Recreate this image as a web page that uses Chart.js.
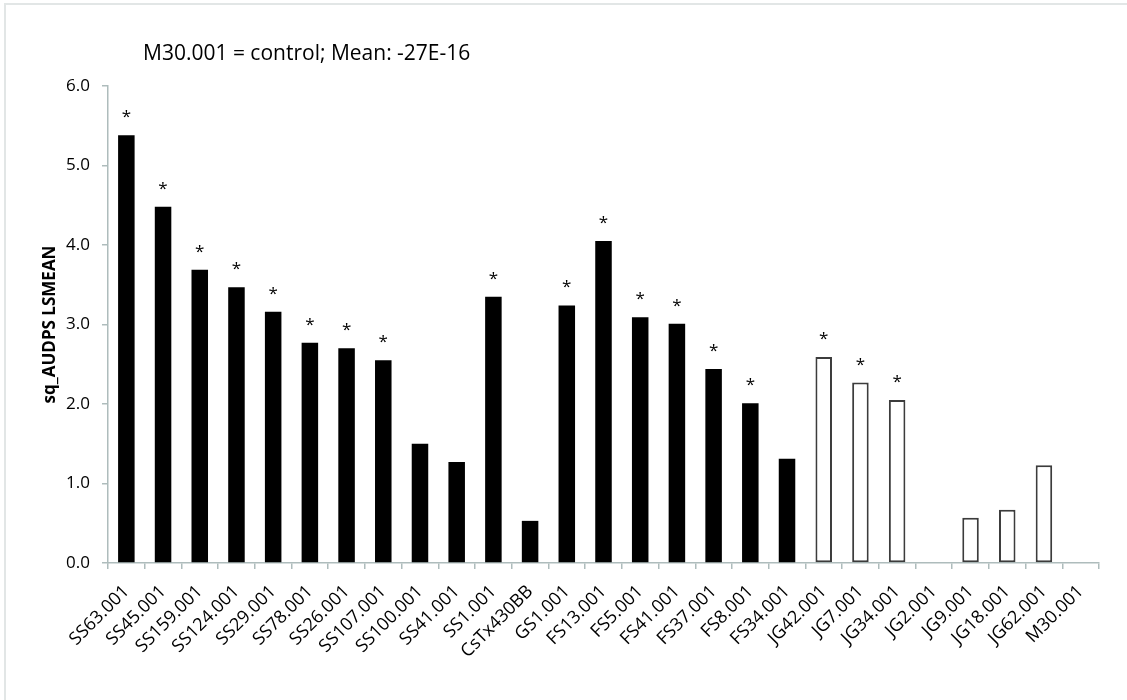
<!DOCTYPE html>
<html>
<head>
<meta charset="utf-8">
<script src="https://cdn.jsdelivr.net/npm/chart.js@4.4.0/dist/chart.umd.min.js"></script>
<style>
  html, body { margin: 0; padding: 0; background: #fff; overflow: hidden; }
  #frame { position: absolute; left: 4px; top: 3px; width: 2000px; height: 2000px;
           border: 2px solid #e2e6e6; box-sizing: border-box; }
  #myChart { position: absolute; left: 0; top: 0; }
</style>
</head>
<body>
<div id="frame"></div>
<canvas id="myChart" width="1127" height="700"></canvas>
<script>
// lines, their LSMEAN of sq_AUDPS, and whether they differ from the control
var lines = ['SS63.001', 'SS45.001', 'SS159.001', 'SS124.001', 'SS29.001', 'SS78.001',
  'SS26.001', 'SS107.001', 'SS100.001', 'SS41.001', 'SS1.001', 'CsTx430BB', 'GS1.001',
  'FS13.001', 'FS5.001', 'FS41.001', 'FS37.001', 'FS8.001', 'FS34.001', 'JG42.001',
  'JG7.001', 'JG34.001', 'JG2.001', 'JG9.001', 'JG18.001', 'JG62.001', 'M30.001'];
var lsmeans = [5.38, 4.48, 3.69, 3.47, 3.16, 2.77, 2.70, 2.55, 1.50, 1.27, 3.35, 0.53, 3.24,
  4.05, 3.09, 3.01, 2.44, 2.01, 1.31, 2.59, 2.27, 2.05, 0, 0.57, 0.67, 1.23, 0];
var significant = [1, 1, 1, 1, 1, 1, 1, 1, 0, 0, 1, 0, 1,
  1, 1, 1, 1, 1, 0, 1, 1, 1, 0, 0, 0, 0, 0];
var yTicks = [0, 1, 2, 3, 4, 5, 6];

var axisColor = '#aebcbc';
var FONT = '"Open Sans", "Liberation Sans", sans-serif';

// JG lines and the control are drawn hollow
function isHollow(name) {
  return name.indexOf('JG') === 0 || name.indexOf('M30') === 0;
}

// header text and the asterisks over significant bars
var annotations = {
  id: 'annotations',
  afterDatasetsDraw: function(chart) {
    var c = chart.ctx;
    var meta = chart.getDatasetMeta(0);
    var yScale = chart.scales.y;
    c.save();
    c.fillStyle = '#000';
    c.font = '21px ' + FONT;
    c.textAlign = 'left';
    c.textBaseline = 'alphabetic';
    c.fillText('M30.001 = control; Mean: -27E-16', 143, 60);

    c.font = '17px ' + FONT;
    c.textAlign = 'center';
    for (var i = 0; i < lsmeans.length; i++) {
      if (!significant[i]) continue;
      var x = meta.data[i].x;
      var top = yScale.getPixelForValue(lsmeans[i]);
      c.fillText('*', x, top - 13);
    }
    c.restore();
  }
};

var ctx = document.getElementById('myChart').getContext('2d');

var myChart = new Chart(ctx, {
  type: 'bar',
  data: {
    labels: lines,
    datasets: [{
      label: 'sq_AUDPS LSMEAN',
      data: lsmeans,
      backgroundColor: lines.map(function(n) { return isHollow(n) ? '#ffffff' : '#000000'; }),
      borderColor: lines.map(function(n) { return isHollow(n) ? '#3c3c3c' : '#000000'; }),
      borderWidth: lines.map(function(n) { return isHollow(n) ? 2 : 0; }),
      borderSkipped: false,
      barPercentage: 0.45,
      categoryPercentage: 1.0
    }]
  },
  plugins: [annotations],
  options: {
    responsive: false,
    animation: false,
    layout: { padding: { top: 86, right: 28, left: 0, bottom: 0 } },
    plugins: {
      legend: { display: false },
      tooltip: { enabled: false }
    },
    scales: {
      x: {
        afterFit: function(scale) { scale.height = 137; },
        grid: {
          display: true,
          drawOnChartArea: false,
          offset: true,
          tickLength: 6,
          color: axisColor,
          lineWidth: 1.5
        },
        border: { color: axisColor, width: 1.5 },
        ticks: {
          autoSkip: false,
          minRotation: 45,
          maxRotation: 45,
          padding: 12,
          color: '#000',
          font: { family: FONT, size: 18 }
        }
      },
      y: {
        min: 0,
        max: 6,
        afterFit: function(scale) { scale.width = 108; },
        afterBuildTicks: function(scale) {
          scale.ticks = yTicks.map(function(v) { return { value: v }; });
        },
        grid: {
          display: true,
          drawOnChartArea: false,
          tickLength: 6,
          color: axisColor,
          lineWidth: 1.5
        },
        border: { color: axisColor, width: 1.5 },
        ticks: {
          padding: 12,
          color: '#000',
          font: { family: FONT, size: 17 },
          callback: function(v) { return Number(v).toFixed(1); }
        },
        title: {
          display: true,
          text: 'sq_AUDPS LSMEAN',
          color: '#000',
          font: { family: FONT, size: 17, weight: 'bold' },
          padding: { top: 40, bottom: 0 }
        }
      }
    }
  }
});
</script>
</body>
</html>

----

• [To be done]
Extract the full listing exactly, with the pictures left out.

• [Response for this exercise]
Recreate this image as a web page that uses Chart.js.
<!DOCTYPE html>
<html>
<head>
<meta charset="utf-8">
<script src="https://cdn.jsdelivr.net/npm/chart.js@4.4.0/dist/chart.umd.min.js"></script>
<style>
  html, body { margin: 0; padding: 0; background: #fff; overflow: hidden; }
  #frame { position: absolute; left: 4px; top: 3px; width: 2000px; height: 2000px;
           border: 2px solid #e2e6e6; box-sizing: border-box; }
  #myChart { position: absolute; left: 0; top: 0; }
</style>
</head>
<body>
<div id="frame"></div>
<canvas id="myChart" width="1127" height="700"></canvas>
<script>
// lines, their LSMEAN of sq_AUDPS, and whether they differ from the control
var lines = ['SS63.001', 'SS45.001', 'SS159.001', 'SS124.001', 'SS29.001', 'SS78.001',
  'SS26.001', 'SS107.001', 'SS100.001', 'SS41.001', 'SS1.001', 'CsTx430BB', 'GS1.001',
  'FS13.001', 'FS5.001', 'FS41.001', 'FS37.001', 'FS8.001', 'FS34.001', 'JG42.001',
  'JG7.001', 'JG34.001', 'JG2.001', 'JG9.001', 'JG18.001', 'JG62.001', 'M30.001'];
var lsmeans = [5.38, 4.48, 3.69, 3.47, 3.16, 2.77, 2.70, 2.55, 1.50, 1.27, 3.35, 0.53, 3.24,
  4.05, 3.09, 3.01, 2.44, 2.01, 1.31, 2.59, 2.27, 2.05, 0, 0.57, 0.67, 1.23, 0];
var significant = [1, 1, 1, 1, 1, 1, 1, 1, 0, 0, 1, 0, 1,
  1, 1, 1, 1, 1, 0, 1, 1, 1, 0, 0, 0, 0, 0];
var yTicks = [0, 1, 2, 3, 4, 5, 6];

var axisColor = '#aebcbc';
var FONT = '"Open Sans", "Liberation Sans", sans-serif';

// JG lines and the control are drawn hollow
function isHollow(name) {
  return name.indexOf('JG') === 0 || name.indexOf('M30') === 0;
}

// header text and the asterisks over significant bars
var annotations = {
  id: 'annotations',
  afterDatasetsDraw: function(chart) {
    var c = chart.ctx;
    var meta = chart.getDatasetMeta(0);
    var yScale = chart.scales.y;
    c.save();
    c.fillStyle = '#000';
    c.font = '21px ' + FONT;
    c.textAlign = 'left';
    c.textBaseline = 'alphabetic';
    c.fillText('M30.001 = control; Mean: -27E-16', 143, 60);

    c.font = '17px ' + FONT;
    c.textAlign = 'center';
    for (var i = 0; i < lsmeans.length; i++) {
      if (!significant[i]) continue;
      var x = meta.data[i].x;
      var top = yScale.getPixelForValue(lsmeans[i]);
      c.fillText('*', x, top - 13);
    }
    c.restore();
  }
};

var ctx = document.getElementById('myChart').getContext('2d');

var myChart = new Chart(ctx, {
  type: 'bar',
  data: {
    labels: lines,
    datasets: [{
      label: 'sq_AUDPS LSMEAN',
      data: lsmeans,
      backgroundColor: lines.map(function(n) { return isHollow(n) ? '#ffffff' : '#000000'; }),
      borderColor: lines.map(function(n) { return isHollow(n) ? '#3c3c3c' : '#000000'; }),
      borderWidth: lines.map(function(n) { return isHollow(n) ? 2 : 0; }),
      borderSkipped: false,
      barPercentage: 0.45,
      categoryPercentage: 1.0
    }]
  },
  plugins: [annotations],
  options: {
    responsive: false,
    animation: false,
    layout: { padding: { top: 86, right: 28, left: 0, bottom: 0 } },
    plugins: {
      legend: { display: false },
      tooltip: { enabled: false }
    },
    scales: {
      x: {
        afterFit: function(scale) { scale.height = 137; },
        grid: {
          display: true,
          drawOnChartArea: false,
          offset: true,
          tickLength: 6,
          color: axisColor,
          lineWidth: 1.5
        },
        border: { color: axisColor, width: 1.5 },
        ticks: {
          autoSkip: false,
          minRotation: 45,
          maxRotation: 45,
          padding: 12,
          color: '#000',
          font: { family: FONT, size: 18 }
        }
      },
      y: {
        min: 0,
        max: 6,
        afterFit: function(scale) { scale.width = 108; },
        afterBuildTicks: function(scale) {
          scale.ticks = yTicks.map(function(v) { return { value: v }; });
        },
        grid: {
          display: true,
          drawOnChartArea: false,
          tickLength: 6,
          color: axisColor,
          lineWidth: 1.5
        },
        border: { color: axisColor, width: 1.5 },
        ticks: {
          padding: 12,
          color: '#000',
          font: { family: FONT, size: 17 },
          callback: function(v) { return Number(v).toFixed(1); }
        },
        title: {
          display: true,
          text: 'sq_AUDPS LSMEAN',
          color: '#000',
          font: { family: FONT, size: 17, weight: 'bold' },
          padding: { top: 40, bottom: 0 }
        }
      }
    }
  }
});
</script>
</body>
</html>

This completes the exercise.